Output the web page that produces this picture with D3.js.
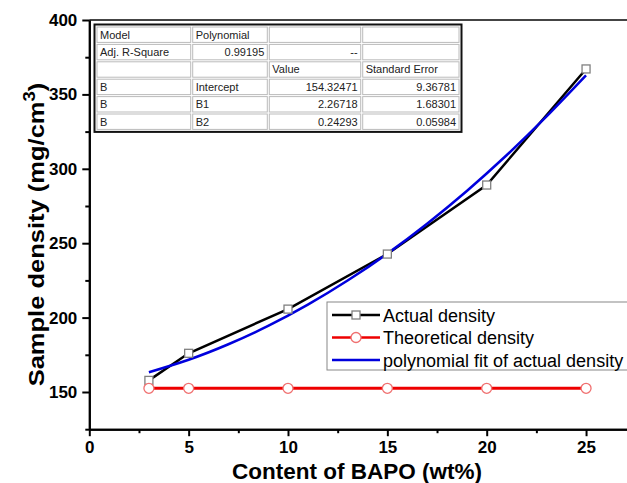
<!DOCTYPE html>
<html>
<head>
<meta charset="utf-8">
<script src="https://cdn.jsdelivr.net/npm/d3@7.9.0/dist/d3.min.js"></script>
<style>
  html, body { margin: 0; padding: 0; background: #fff; }
  svg { display: block; font-family: Arial, "Liberation Sans", sans-serif; }
</style>
</head>
<body>
<div id="chart"></div>
<script>
// BAPO content (wt%) and measured densities
const bapo = [3, 5, 10, 15, 20, 25];
const actualDensity = [157.8, 176, 205.7, 242.7, 289.1, 367.1];
const theoreticalDensity = [152.5, 152.5, 152.5, 152.5, 152.5, 152.5];

// polynomial fit curve
const fitX = [3, 5, 7, 9, 11, 13, 15, 17, 19, 21, 23, 25];
const fitY = [163.3, 171.7, 182.1, 194.4, 208.7, 224.9, 243.0, 263.1, 285.1, 309.1, 335.0, 362.8];

const xMajor = [0, 5, 10, 15, 20, 25];
const xMinor = [2.5, 7.5, 12.5, 17.5, 22.5, 27.5];
const yMajor = [150, 200, 250, 300, 350, 400];
const yMinor = [125, 175, 225, 275, 325, 375];

// fit report table
const tableRows = [
  ['Model', 'Polynomial', '', ''],
  ['Adj. R-Square', '0.99195', '--', ''],
  ['', '', 'Value', 'Standard Error'],
  ['B', 'Intercept', '154.32471', '9.36781'],
  ['B', 'B1', '2.26718', '1.68301'],
  ['B', 'B2', '0.24293', '0.05984']
];
// alignment per cell: l = left, r = right
const tableAlign = [
  ['l', 'l', 'l', 'l'],
  ['l', 'r', 'r', 'l'],
  ['l', 'l', 'l', 'l'],
  ['l', 'l', 'r', 'r'],
  ['l', 'l', 'r', 'r'],
  ['l', 'l', 'r', 'r']
];

const legendItems = [
  { label: 'Actual density', color: '#000', marker: 'square' },
  { label: 'Theoretical density', color: '#ee0000', marker: 'circle' },
  { label: 'polynomial fit of actual density', color: '#0000dd', marker: null }
];

const width = 627, height = 483;
const plotLeft = 89.3, plotBottom = 429.2, plotTop = 20;

const svg = d3.select('#chart').append('svg')
  .attr('width', width)
  .attr('height', height);

const x = d3.scaleLinear().domain([0, 28]).range([plotLeft, plotLeft + 28 * 19.87]);
const y = d3.scaleLinear().domain([125, 400]).range([plotBottom, plotTop]);

// top frame line
svg.append('line')
  .attr('x1', plotLeft).attr('x2', x(28))
  .attr('y1', plotTop).attr('y2', plotTop)
  .attr('stroke', '#444').attr('stroke-width', 2);

// axes
function styleAxis(g) {
  g.select('.domain').attr('stroke', '#000').attr('stroke-width', 2);
  g.selectAll('.tick line').attr('stroke', '#000').attr('stroke-width', 2);
  g.selectAll('.tick text')
    .attr('font-size', 17).attr('font-weight', 'bold').attr('fill', '#000')
    .attr('font-family', 'Arial, "Liberation Sans", sans-serif');
}

svg.append('g')
  .attr('transform', `translate(0,${plotBottom})`)
  .call(d3.axisBottom(x).tickValues(xMinor).tickSize(4).tickSizeOuter(0).tickFormat(''))
  .call(styleAxis);

svg.append('g')
  .attr('transform', `translate(0,${plotBottom})`)
  .call(d3.axisBottom(x).tickValues(xMajor).tickSize(7).tickSizeOuter(0).tickPadding(5))
  .call(styleAxis);

svg.append('g')
  .attr('transform', `translate(${plotLeft},0)`)
  .call(d3.axisLeft(y).tickValues(yMinor).tickSize(4).tickSizeOuter(0).tickFormat(''))
  .call(styleAxis);

svg.append('g')
  .attr('transform', `translate(${plotLeft},0)`)
  .call(d3.axisLeft(y).tickValues(yMajor).tickSize(7).tickSizeOuter(0).tickPadding(5))
  .call(styleAxis);

// axis titles
svg.append('text')
  .attr('x', 357).attr('y', 479)
  .attr('text-anchor', 'middle')
  .attr('font-size', 22.5).attr('font-weight', 'bold')
  .text('Content of BAPO (wt%)');

const yTitle = svg.append('text')
  .attr('transform', 'translate(44,234.5) rotate(-90) scale(1.16,1)')
  .attr('text-anchor', 'middle')
  .attr('font-size', 22).attr('font-weight', 'bold');
yTitle.append('tspan').text('Sample density (mg/cm');
yTitle.append('tspan').attr('dy', -9).attr('font-size', 16).text('3');
yTitle.append('tspan').attr('dy', 9).text(')');

// series
const actual = bapo.map((d, i) => [d, actualDensity[i]]);
const theo = bapo.map((d, i) => [d, theoreticalDensity[i]]);
const fit = fitX.map((d, i) => [d, fitY[i]]);

const line = d3.line().x(d => x(d[0])).y(d => y(d[1]));

svg.append('path').datum(actual)
  .attr('d', line).attr('fill', 'none')
  .attr('stroke', '#000').attr('stroke-width', 2.5);

svg.append('path').datum(theo)
  .attr('d', line).attr('fill', 'none')
  .attr('stroke', '#ee0000').attr('stroke-width', 3);

svg.append('path').datum(fit)
  .attr('d', line.curve(d3.curveNatural)).attr('fill', 'none')
  .attr('stroke', '#0000dd').attr('stroke-width', 2.5);

svg.append('g').selectAll('rect')
  .data(actual).join('rect')
  .attr('x', d => x(d[0]) - 4).attr('y', d => y(d[1]) - 4)
  .attr('width', 8).attr('height', 8)
  .attr('fill', '#fff').attr('stroke', '#808080').attr('stroke-width', 1.3);

svg.append('g').selectAll('circle')
  .data(theo).join('circle')
  .attr('cx', d => x(d[0])).attr('cy', d => y(d[1]))
  .attr('r', 5)
  .attr('fill', '#fff').attr('stroke', '#f07070').attr('stroke-width', 1.3);

// fit report table
const colX = [96, 191.7, 268.3, 361.7, 460];
const rowH = 17.4, tableTop = 26;
const table = svg.append('g').attr('font-size', 11).attr('fill', '#222');

table.append('rect')
  .attr('x', colX[0]).attr('y', tableTop)
  .attr('width', colX[4] - colX[0]).attr('height', rowH * tableRows.length)
  .attr('fill', '#fff');

tableRows.forEach((row, r) => {
  row.forEach((cell, c) => {
    table.append('rect')
      .attr('x', colX[c] + 1).attr('y', tableTop + r * rowH + 1)
      .attr('width', colX[c + 1] - colX[c] - 2).attr('height', rowH - 2)
      .attr('fill', 'none').attr('stroke', '#bbb').attr('stroke-width', 1);
    if (!cell) return;
    const right = tableAlign[r][c] === 'r';
    table.append('text')
      .attr('x', right ? colX[c + 1] - 4 : colX[c] + 4)
      .attr('y', tableTop + r * rowH + 12.5)
      .attr('text-anchor', right ? 'end' : 'start')
      .text(cell);
  });
});

table.append('rect')
  .attr('x', colX[0] - 1.5).attr('y', tableTop - 1.5)
  .attr('width', colX[4] - colX[0] + 3).attr('height', rowH * tableRows.length + 3)
  .attr('fill', 'none').attr('stroke', '#111').attr('stroke-width', 2);

// legend
const legend = svg.append('g').attr('transform', 'translate(327,302)');
legend.append('rect')
  .attr('x', 0).attr('y', 0).attr('width', 320).attr('height', 68)
  .attr('fill', '#fff').attr('stroke', '#888').attr('stroke-width', 1);

legendItems.forEach((item, i) => {
  const cy = 13 + i * 22.5;
  legend.append('line')
    .attr('x1', 5).attr('x2', 53).attr('y1', cy).attr('y2', cy)
    .attr('stroke', item.color).attr('stroke-width', 2.5);
  if (item.marker === 'square') {
    legend.append('rect')
      .attr('x', 29 - 4).attr('y', cy - 4).attr('width', 8).attr('height', 8)
      .attr('fill', '#fff').attr('stroke', '#808080').attr('stroke-width', 1.3);
  } else if (item.marker === 'circle') {
    legend.append('circle')
      .attr('cx', 29).attr('cy', cy).attr('r', 5)
      .attr('fill', '#fff').attr('stroke', '#f07070').attr('stroke-width', 1.3);
  }
  legend.append('text')
    .attr('x', 56).attr('y', cy + 6.5)
    .attr('font-size', 18).attr('fill', '#000')
    .text(item.label);
});
</script>
</body>
</html>
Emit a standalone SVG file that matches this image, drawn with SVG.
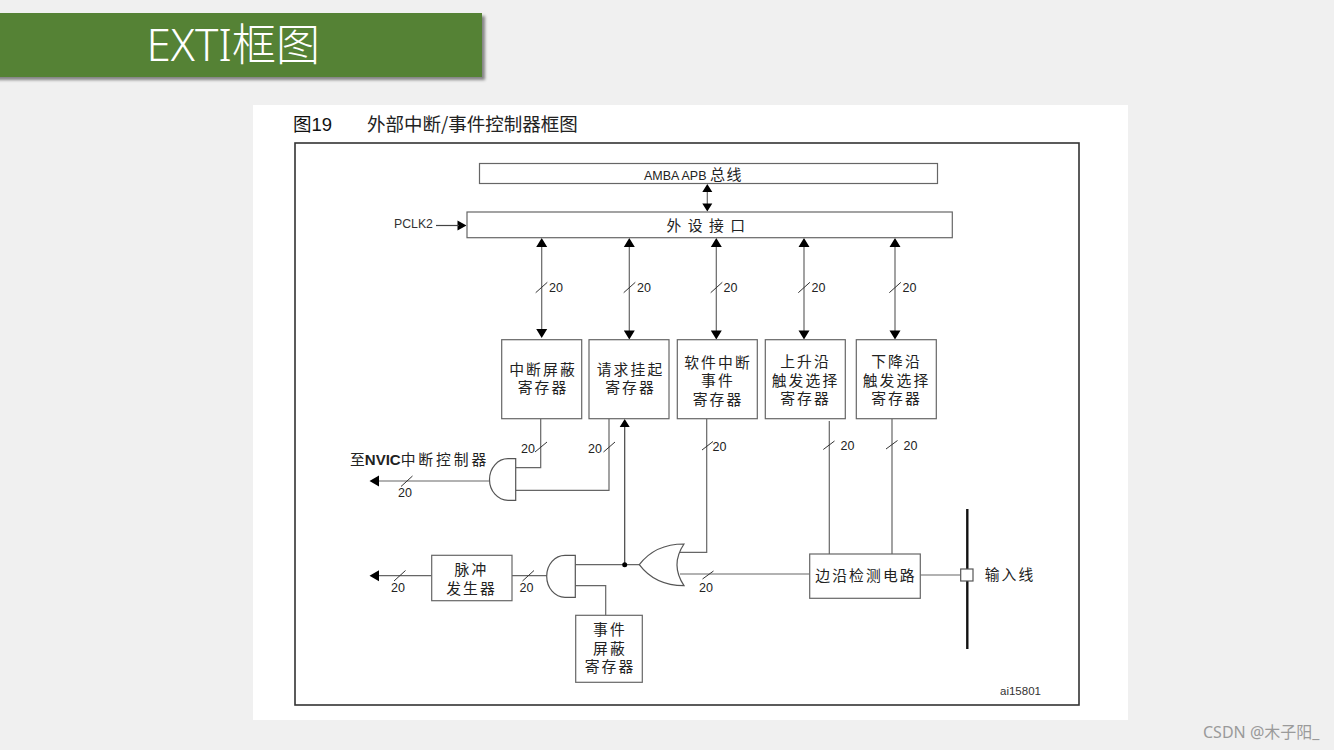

____________

- [Objective]: Skip the pictures and quote each line of the entries above, from the first through the line with "309.1, 335.0, 362.8];", exactly as it appears.

- [Answer to the exercise]:
Output the web page that produces this picture with D3.js.
<!DOCTYPE html>
<html>
<head>
<meta charset="utf-8">
<script src="https://cdn.jsdelivr.net/npm/d3@7.9.0/dist/d3.min.js"></script>
<style>
  html, body { margin: 0; padding: 0; background: #fff; }
  svg { display: block; font-family: Arial, "Liberation Sans", sans-serif; }
</style>
</head>
<body>
<div id="chart"></div>
<script>
// BAPO content (wt%) and measured densities
const bapo = [3, 5, 10, 15, 20, 25];
const actualDensity = [157.8, 176, 205.7, 242.7, 289.1, 367.1];
const theoreticalDensity = [152.5, 152.5, 152.5, 152.5, 152.5, 152.5];

// polynomial fit curve
const fitX = [3, 5, 7, 9, 11, 13, 15, 17, 19, 21, 23, 25];
const fitY = [163.3, 171.7, 182.1, 194.4, 208.7, 224.9, 243.0, 263.1, 285.1, 309.1, 335.0, 362.8];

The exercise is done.